>> Begin Dataset

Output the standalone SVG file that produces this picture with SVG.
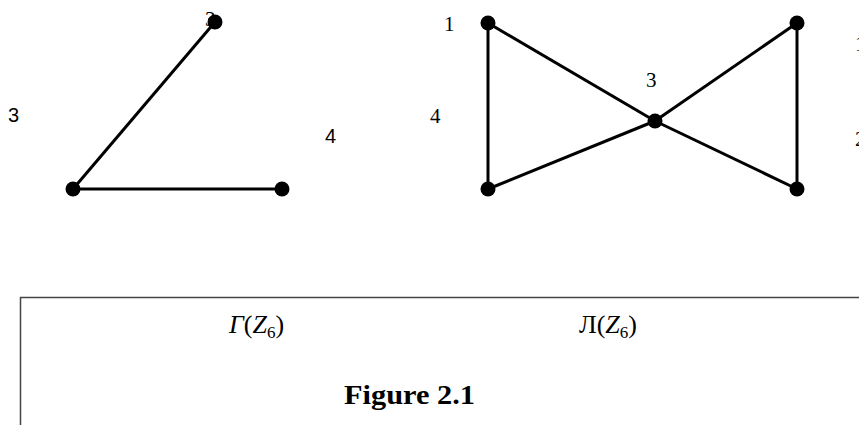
<svg xmlns="http://www.w3.org/2000/svg" width="859" height="425" viewBox="0 0 859 425">
<style>
.e{stroke:#000;stroke-width:3;fill:none}
.n{fill:#000}
.s{font-family:"Liberation Serif",serif;font-size:21px;fill:#000}
.ss{font-family:"Liberation Sans",sans-serif;font-size:20px;fill:#000}
.m{font-family:"Liberation Serif",serif;font-size:26px;fill:#000}
.b{font-family:"Liberation Serif",serif;font-size:27px;font-weight:bold;fill:#000}
</style>
<rect width="859" height="425" fill="#fff"/>
<g id="labels">
<text class="ss" x="8" y="122">3</text>
<text class="s" x="205" y="26">3</text>
<text class="ss" x="325" y="143">4</text>
<text class="s" x="444" y="31">1</text>
<text class="s" x="430" y="123">4</text>
<text class="s" x="646" y="87">3</text>
<text class="s" x="855" y="51">1</text>
<text class="s" x="855" y="146">2</text>
</g>
<g id="connectors">
<line class="e" x1="215" y1="22" x2="73" y2="189"/>
<line class="e" x1="73" y1="189" x2="282" y2="189"/>
<line class="e" x1="488" y1="23" x2="488" y2="189"/>
<line class="e" x1="488" y1="23" x2="655" y2="121"/>
<line class="e" x1="655" y1="121" x2="797" y2="23"/>
<line class="e" x1="797" y1="23" x2="797" y2="189"/>
<line class="e" x1="488" y1="189" x2="655" y2="121"/>
<line class="e" x1="655" y1="121" x2="797" y2="189"/>
</g>
<g id="n1"><circle class="n" cx="215" cy="22" r="7.5"/></g>
<g id="n2"><circle class="n" cx="73" cy="189" r="7.5"/></g>
<g id="n3"><circle class="n" cx="282" cy="189" r="7.5"/></g>
<g id="n4"><circle class="n" cx="488" cy="23" r="7.5"/></g>
<g id="n5"><circle class="n" cx="797" cy="23" r="7.5"/></g>
<g id="n6"><circle class="n" cx="655" cy="121" r="7.5"/></g>
<g id="n7"><circle class="n" cx="488" cy="189" r="7.5"/></g>
<g id="n8"><circle class="n" cx="797" cy="189" r="7.5"/></g>
<g id="caption">
<path d="M20.5 425 V297.5 H859" stroke="#444" stroke-width="1.5" fill="none"/>
<text class="m" x="229" y="333"><tspan font-style="italic">Γ</tspan>(<tspan font-style="italic">Z</tspan><tspan font-size="17" dy="5">6</tspan><tspan dy="-5">)</tspan></text>
<text class="m" x="579" y="333">Л(<tspan font-style="italic">Z</tspan><tspan font-size="17" dy="5">6</tspan><tspan dy="-5">)</tspan></text>
<text class="b" x="344" y="404" textLength="131" lengthAdjust="spacingAndGlyphs">Figure 2.1</text>
</g>
</svg>
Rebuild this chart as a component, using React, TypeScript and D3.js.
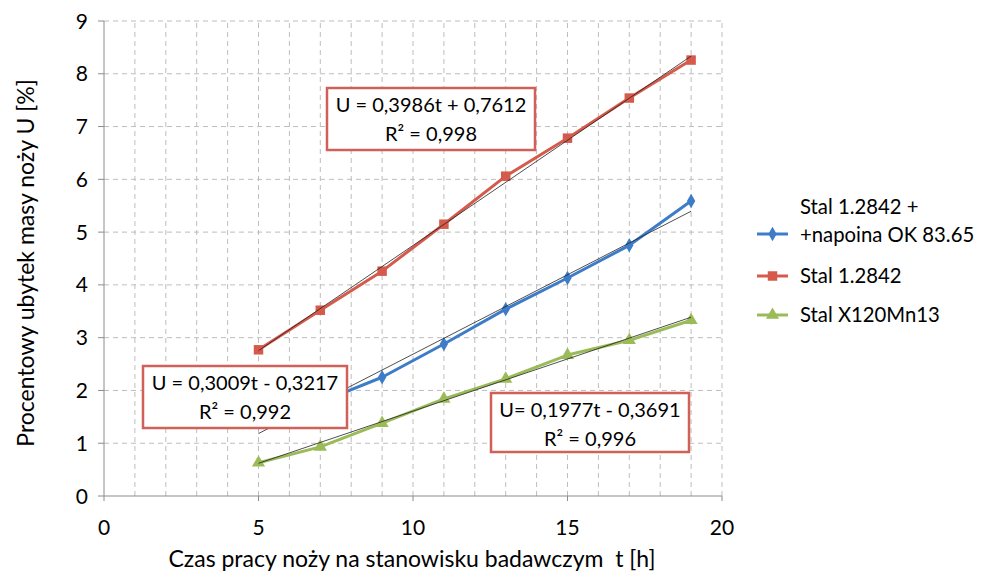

>> End Dataset

> **Instruction**
Pick out every line with the string "this" and copy it.

> **Task solution**
Output the standalone SVG file that produces this picture with SVG.
Rebuild this chart as a component, using React, TypeScript and D3.js.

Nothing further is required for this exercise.